Custom Policies

  • Policy Creation

    ../../../_images/MLPro-RL-Agent_Class_Policy_Commented1.png

    To create a custom RL policy that satisfies MLPro interface is straightforward. First of all, the users need to inherit a base Policy class. Thn, the users can developed their own custom policies by fulfilling at least 2 main functions, namely compute_action and _adapt, as shown in the following code. The compute action method (compute_action) is a function to calculate an action in the current state.

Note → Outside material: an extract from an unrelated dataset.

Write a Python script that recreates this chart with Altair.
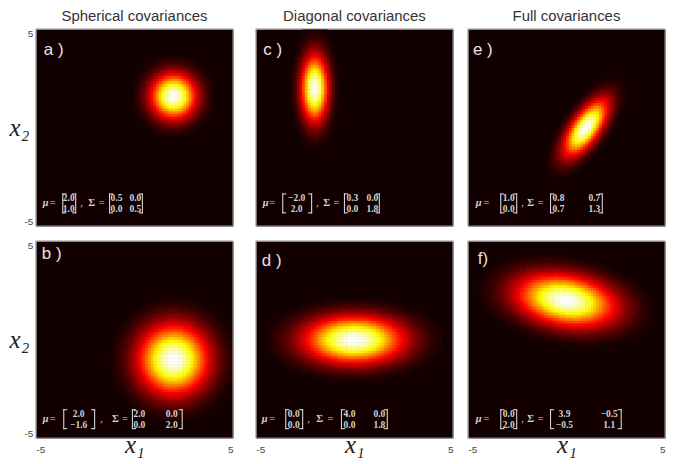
import numpy as np
import pandas as pd
import altair as alt

# ---------------- data ----------------
PANELS = ["a", "b", "c", "d", "e", "f"]
COL_TITLES = ["Spherical covariances", "Diagonal covariances", "Full covariances"]

# parameters printed in each panel
MU_TEXT = [["2.0", "1.0"], ["2.0", "\u22121.6"], ["\u22122.0", "2.0"],
           ["0.0", "0.0"], ["1.0", "0.0"], ["0.0", "2.0"]]
SIGMA_TEXT = [
    [["0.5", "0.0"], ["0.0", "0.5"]],
    [["2.0", "0.0"], ["0.0", "2.0"]],
    [["0.3", "0.0"], ["0.0", "1.8"]],
    [["4.0", "0.0"], ["0.0", "1.8"]],
    [["0.8", "0.7"], ["0.7", "1.3"]],
    [["3.9", "\u22120.5"], ["\u22120.5", "1.1"]],
]

# density parameters
MU_X = [2.0, 2.0, -2.0, 0.0, 1.0, 0.0]
MU_Y = [1.6, -1.0, 2.0, 0.0, 0.0, 2.0]
S_XX = [0.85, 2.0, 0.3, 4.0, 0.8, 3.9]
S_XY = [0.0, 0.0, 0.0, 0.0, 0.7, -0.5]
S_YY = [0.85, 2.0, 1.8, 0.9, 1.3, 1.1]

AXIS_VALUES = [-5, 5]

# ---------------- style / layout ----------------
W = 198
H = 198
GRID = 72
GAMMA = 1.37
BG = "#120000"
FRAME = "#9a9a9a"
FORM_COLOR = "#d4d4d4"
LABEL_COLOR = "#e4e4e4"


def hot(m=64):
    n = int(3 / 8 * m)
    cols = []
    for i in range(m):
        r = min((i + 1) / n, 1.0)
        g = 0.0 if i < n else min((i + 1 - n) / n, 1.0)
        b = 0.0 if i < 2 * n else (i + 1 - 2 * n) / (m - 2 * n)
        cols.append("#%02x%02x%02x" % (round(r * 255), round(g * 255), round(b * 255)))
    return cols


HOT = hot(64)
CSCALE = alt.Scale(type="quantize", domain=[0, 1], range=HOT)

# formula layout: pixel offsets from the panel's left edge
FLAYOUT = {
    "a": dict(mu=7, eq1=17, b1L=27, vec=33, b1R=40, comma=46, sig=56, eq2=66, b2L=74, c1=81, c2=100, b2R=107),
    "b": dict(mu=7, eq1=17, b1L=28, vec=43, b1R=59, comma=66, sig=80, eq2=89.5, b2L=97, c1=104, c2=136.5, b2R=147),
    "c": dict(mu=7, eq1=16.5, b1L=27, vec=41, b1R=56, comma=62, sig=71, eq2=81, b2L=89, c1=97, c2=117, b2R=124),
    "d": dict(mu=6, eq1=16.5, b1L=30, vec=38, b1R=47, comma=53, sig=64, eq2=75, b2L=86, c1=94, c2=124, b2R=132),
    "e": dict(mu=8, eq1=18.5, b1L=33, vec=41, b1R=49, comma=55, sig=63, eq2=73, b2L=83, c1=91, c2=127, b2R=135),
    "f": dict(mu=8, eq1=18.5, b1L=33, vec=41, b1R=49, comma=55, sig=63, eq2=73, b2L=83, c1=97, c2=142, b2R=154),
}
# rows: pixels above the panel bottom
ROWS_TOP = (28.0, 17.5)
ROWS_BOTTOM = (24.5, 13.5)
BR_HALF = 9.5   # half bracket height, px
BR_TICK = 3.0   # bracket serif length, px
# panel letter: (px from left, baseline px from top)
LLAYOUT = {"a": (8, 26), "b": (6, 18), "c": (7.5, 26), "d": (6, 25), "e": (5, 26), "f": (10, 23)}


def px2x(px):
    return -5 + px * 10.0 / W


def py2y(py_above_bottom):
    return -5 + py_above_bottom * 10.0 / H


def heat_df(idx):
    step = 10.0 / GRID
    c = -5 + (np.arange(GRID) + 0.5) * step
    X, Y = np.meshgrid(c, c)
    sxx, sxy, syy = S_XX[idx], S_XY[idx], S_YY[idx]
    det = sxx * syy - sxy ** 2
    ddx = X - MU_X[idx]
    ddy = Y - MU_Y[idx]
    d2 = (syy * ddx ** 2 - 2 * sxy * ddx * ddy + sxx * ddy ** 2) / det
    v = np.exp(-0.5 * GAMMA * d2)
    df = pd.DataFrame({
        "x0": (X - step / 2).ravel(), "x1": (X + step / 2).ravel(),
        "y0": (Y - step / 2).ravel(), "y1": (Y + step / 2).ravel(),
        "v": v.ravel(),
    })
    return df[df["v"] >= 1.0 / 64]


def bracket_df(L, mid):
    rows = []
    lo, hi = mid - BR_HALF, mid + BR_HALF
    for key, sgn in (("b1L", 1), ("b2L", 1), ("b1R", -1), ("b2R", -1)):
        s = L[key]
        rows.append((s, s, lo, hi))
        rows.append((s, s + sgn * BR_TICK, hi, hi))
        rows.append((s, s + sgn * BR_TICK, lo, lo))
    return pd.DataFrame({
        "x": [px2x(r[0]) for r in rows], "xe": [px2x(r[1]) for r in rows],
        "y": [py2y(r[2]) for r in rows], "ye": [py2y(r[3]) for r in rows],
    })


SC = alt.Scale(domain=[-5, 5], nice=False, zero=False)

TITLE_FONT = "Liberation Serif"
XAXIS = alt.Axis(values=AXIS_VALUES, title="x\u2081", labelExpr="'' + datum.value",
                 labelFont="Liberation Sans", labelFontSize=10, labelColor="#444444",
                 labelPadding=7, labelFlush=True, ticks=False, domain=False, grid=False,
                 titleFont=TITLE_FONT, titleFontStyle="italic", titleFontWeight="normal",
                 titleFontSize=25, titleColor="#222222", titleY=6, titleBaseline="middle")
YAXIS = alt.Axis(values=AXIS_VALUES, title="x\u2082", labelExpr="'' + datum.value",
                 labelFont="Liberation Sans", labelFontSize=10, labelColor="#444444",
                 labelPadding=3, labelFlush=True, ticks=False, domain=False, grid=False,
                 titleFont=TITLE_FONT, titleFontStyle="italic", titleFontWeight="normal",
                 titleFontSize=25, titleColor="#222222", titleAngle=0, titleX=-17, titleY=99,
                 titleAlign="center", titleBaseline="middle")


def panel(idx, show_x, show_y, title=None):
    k = PANELS[idx]
    xa = XAXIS if show_x else None
    ya = YAXIS if show_y else None

    def xe(field):
        return alt.X(field, type="quantitative", scale=SC, axis=xa)

    def ye(field):
        return alt.Y(field, type="quantitative", scale=SC, axis=ya)

    heat = alt.Chart(heat_df(idx)).mark_rect(strokeWidth=0.7, clip=True).encode(
        x=xe("x0"), x2="x1", y=ye("y0"), y2="y1",
        color=alt.Color("v:Q", scale=CSCALE, legend=None),
        stroke=alt.Stroke("v:Q", scale=CSCALE, legend=None),
    )

    frame = alt.Chart(pd.DataFrame({"f": [0]})).mark_rect(
        fill="transparent", stroke=FRAME, strokeWidth=1
    ).encode(x=alt.value(0), x2=alt.value(W), y=alt.value(0), y2=alt.value(H))

    L = FLAYOUT[k]
    r1, r2 = ROWS_TOP if idx % 2 == 0 else ROWS_BOTTOM
    mid = (r1 + r2) / 2.0
    mu = MU_TEXT[idx]
    sg = SIGMA_TEXT[idx]

    nums = pd.DataFrame({
        "x": [px2x(L["vec"]), px2x(L["vec"]), px2x(L["c1"]), px2x(L["c2"]), px2x(L["c1"]), px2x(L["c2"])],
        "y": [py2y(r1), py2y(r2), py2y(r1), py2y(r1), py2y(r2), py2y(r2)],
        "t": [mu[0], mu[1], sg[0][0], sg[0][1], sg[1][0], sg[1][1]],
    })
    ops = pd.DataFrame({
        "x": [px2x(L["eq1"]), px2x(L["comma"]), px2x(L["eq2"])],
        "y": [py2y(mid), py2y(mid), py2y(mid)],
        "t": ["=", ",", "="],
    })
    mus = pd.DataFrame({"x": [px2x(L["mu"])], "y": [py2y(mid)], "t": ["\u03bc"]})
    sig = pd.DataFrame({"x": [px2x(L["sig"])], "y": [py2y(mid)], "t": ["\u03a3"]})
    lx, lb = LLAYOUT[k]
    lab = pd.DataFrame({"x": [px2x(lx)], "y": [5 - lb * 10.0 / H], "t": [k + ("" if k == "f" else " ") + ")"]})

    brackets = alt.Chart(bracket_df(L, mid)).mark_rule(
        color=FORM_COLOR, strokeWidth=1.1, strokeCap="square"
    ).encode(x=xe("x"), x2="xe", y=ye("y"), y2="ye")

    def txt(df, **kw):
        return alt.Chart(df).mark_text(**kw).encode(x=xe("x"), y=ye("y"), text="t:N")

    layers = [
        heat,
        brackets,
        txt(nums, font="Liberation Serif", fontSize=9.5, fontWeight="bold", align="center",
            baseline="middle", color=FORM_COLOR),
        txt(ops, font="Liberation Serif", fontSize=10.5, align="center", baseline="middle", color=FORM_COLOR),
        txt(mus, font="Liberation Serif", fontSize=10.5, fontWeight="bold", fontStyle="italic",
            align="left", baseline="middle", color=FORM_COLOR),
        txt(sig, font="Liberation Serif", fontSize=10.5, fontWeight="bold",
            align="center", baseline="middle", color=FORM_COLOR),
        txt(lab, font="Liberation Sans", fontSize=17, align="left", baseline="alphabetic", color=LABEL_COLOR),
        frame,
    ]
    ch = alt.layer(*layers).properties(width=W, height=H)
    if title is not None:
        ch = ch.properties(title=alt.TitleParams(title, font="Liberation Sans", fontSize=15,
                                                 fontWeight="normal", color="#333333",
                                                 anchor="middle", offset=4))
    return ch


a = panel(0, False, True, COL_TITLES[0])
b = panel(1, True, True)
c = panel(2, False, False, COL_TITLES[1])
d = panel(3, True, False)
e = panel(4, False, False, COL_TITLES[2])
f = panel(5, True, False)

row1 = alt.hconcat(alt.hconcat(a, c, spacing=21), e, spacing=13)
row2 = alt.hconcat(alt.hconcat(b, d, spacing=21), f, spacing=13)

chart = alt.vconcat(row1, row2, spacing=13).properties(padding=0).configure_view(
    fill=BG, stroke="transparent"
)

chart.save("out.html", embed_options={"renderer": "svg", "actions": False})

Meanwhile, the adapt method (_adapt) is a function to optimize the policy according to the past experience.

    from mlpro.rl.models import *
    
    class MyPolicy (Policy):
        """
        Creates a policy that satisfies mlpro interface.
        """
    
        C_NAME      = 'MyPolicy'
    
        def compute_action(self, p_state: State) -> Action:
            """
            Specific action computation method to be redefined.
    
            Parameters:
                p_state       State of environment
    
            Returns:
                Action object
            """
            ....
    
    
        def _adapt(self, *p_args) -> bool:
            """
            Adapts the policy based on State-Action-Reward (SAR) data that will be expected as a SAR
            buffer object. Please call super-method at the beginning of your own implementation and
            adapt only if it returns True.
    
            Parameters:
                p_arg[0]            SAR Buffer object
            """
    
            if not super().adapt(*p_args): return False
    
            ....
            return True
    

    Hyperparameters of the policy should be stored in the internal object self._hp_list, so that they can be tuned from outside. The hyperparameter initilization method (_init_hyperparam) can be used in this case. To set up a hyperparameter space, please refer to our how-to file.

  • Policy from Third Party Packages

    Alternatively, the user can also apply algorithms from Stable Baselines 3 by using the developed relevant wrapper for the integration between third party packages and MLPro. For more information, please click here.

  • Algorithm Checker

    A test script using unittest to check the develop policies will be available soon!